Why Does Tight Coupling Create Risk in Multi-Cloud Systems?
When cloud-provider logic is embedded directly into business services, applications become tightly coupled to a specific platform.
This leads to:
- Branching logic based on environment
- Duplicate implementations across providers
- Harder testing and migration
- Reduced architectural clarity
In multi-cloud or hybrid environments, this tight coupling increases operational risk and slows down change.
How Does Dependency Injection Improve Multi-Cloud Robustness?
Dependency injection keeps cloud-specific details at the boundary of the system rather than inside core logic.
For example, instead of exposing separate functions for creating an S3 bucket or an Azure container, the application interacts with a generic StorageProvider interface.
At runtime:
- An AWS deployment injects an S3 implementation
- An Azure deployment injects a Blob Storage implementation
The business logic remains unchanged. It does not need to detect providers or carry conditional logic.
This separation of behaviour from implementation is fundamental to robust multi-cloud design.
How Does This Align with AWS Well-Architected Principles?
Dependency injection supports several AWS Well-Architected pillars:
- Reliability: by reducing tight coupling and isolating failure domains
- Operational Excellence: by centralising configuration and improving clarity
- Security: by externalising credentials and environment-specific setup
When designing AWS workloads that may later expand to hybrid or multi-cloud deployments, keeping dependencies explicit reduces future refactoring effort and architectural drift.
What Are the Additional Benefits of Dependency Injection?
The most immediate benefit is testability.
With dependency injection, cloud services can be replaced with lightweight substitutes during testing. This reduces reliance on live infrastructure and makes it easier to simulate failure scenarios safely.
Dependency injection also improves maintainability. Configuration is clearer, initialisation is centralised and new engineers can understand system boundaries without reverse-engineering provider-specific code scattered throughout the application.
Are There Any Trade-Offs of Dependency Injection?
There is a small upfront cost.
Teams must define interfaces and think deliberately about dependency boundaries. Poor abstractions can introduce unnecessary complexity, and very small projects may not require formal dependency injection patterns.
However, as systems grow, the benefits outweigh the overhead. Structure early prevents rework later.
Why Is Dependency Injection Important for Long-Term Multi-Cloud Strategy?
Multi-cloud flexibility depends on architectural discipline.

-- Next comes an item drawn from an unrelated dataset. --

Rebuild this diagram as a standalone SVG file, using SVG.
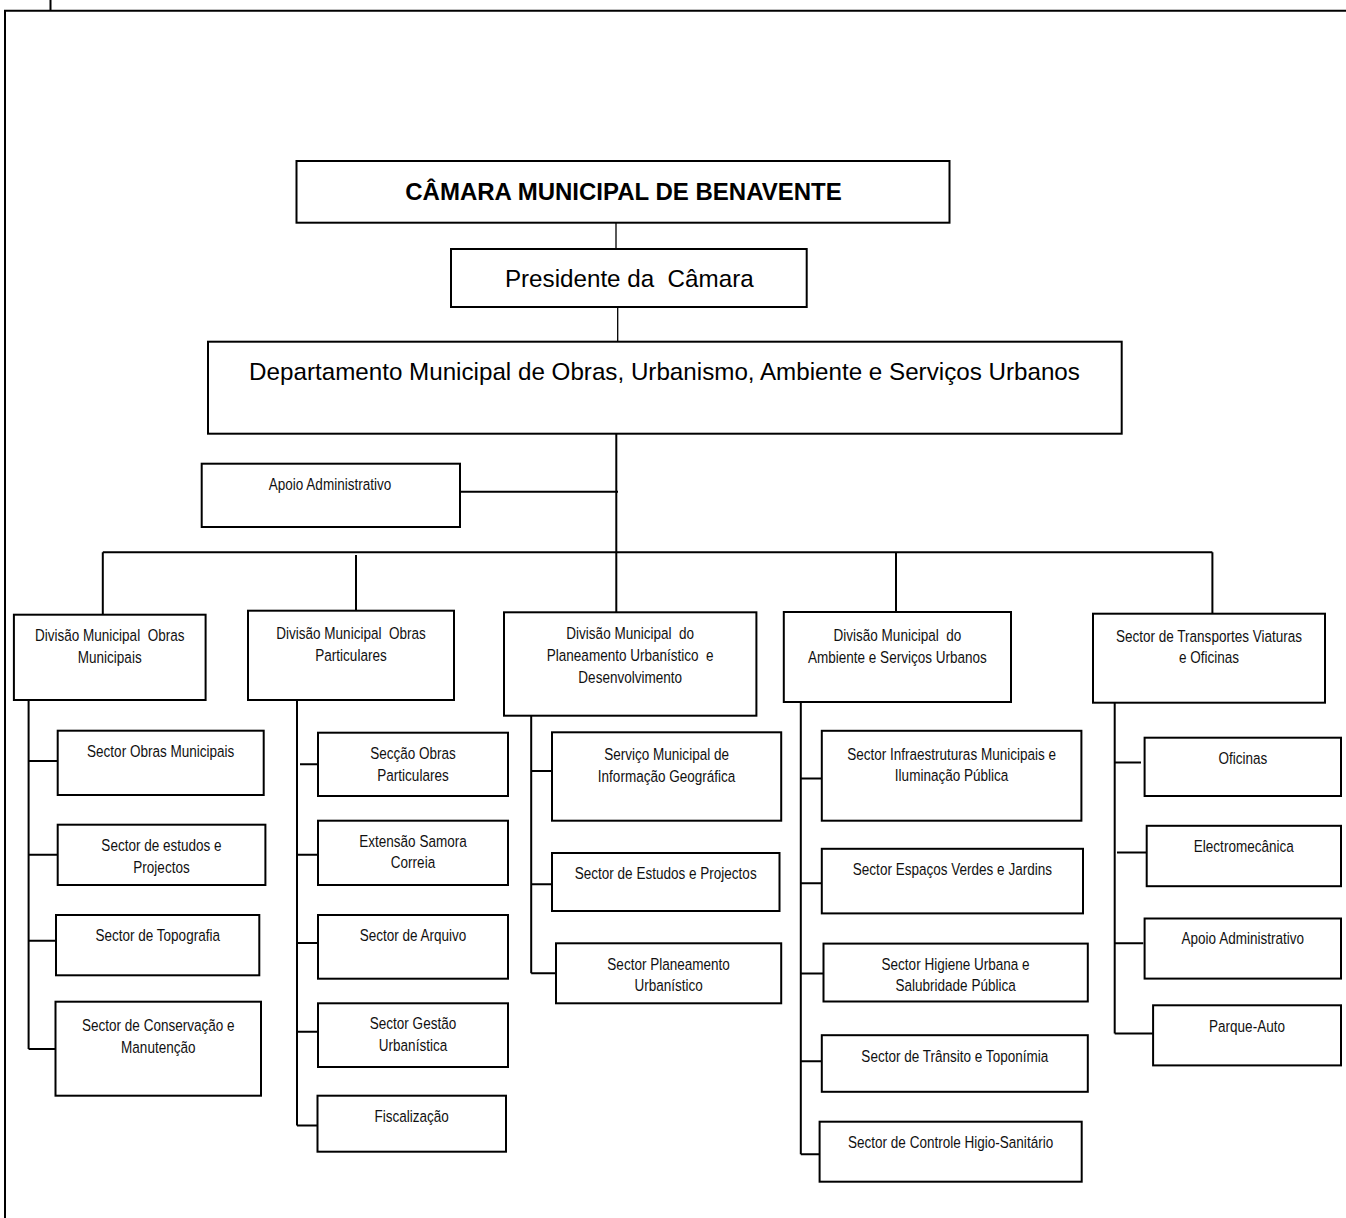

Dependency injection keeps cloud-specific implementations outside core business logic. This enables cleaner systems, easier migration paths and more predictable behaviour across environments.
For organisations building AWS-based workloads while preserving future portability, dependency injection remains one of the most effective architectural tools available.
Frequently Asked Questions
Dependency injection is a design pattern where application components receive their required services (such as storage or messaging) from external configuration rather than creating them internally. This improves modularity, testability and portability across cloud environments.
Dependency injection prevents business logic from being tightly coupled to a specific cloud provider. By separating behaviour from implementation, applications can operate across AWS, Azure or other platforms without rewriting core functionality.
Yes. Dependency injection supports the AWS Well-Architected Framework by improving reliability, operational clarity and security. It reduces tight coupling, isolates dependencies and makes controlled testing easier.
It is not strictly required, but without abstraction patterns like dependency injection, multi-cloud systems typically become harder to maintain, test and migrate between providers.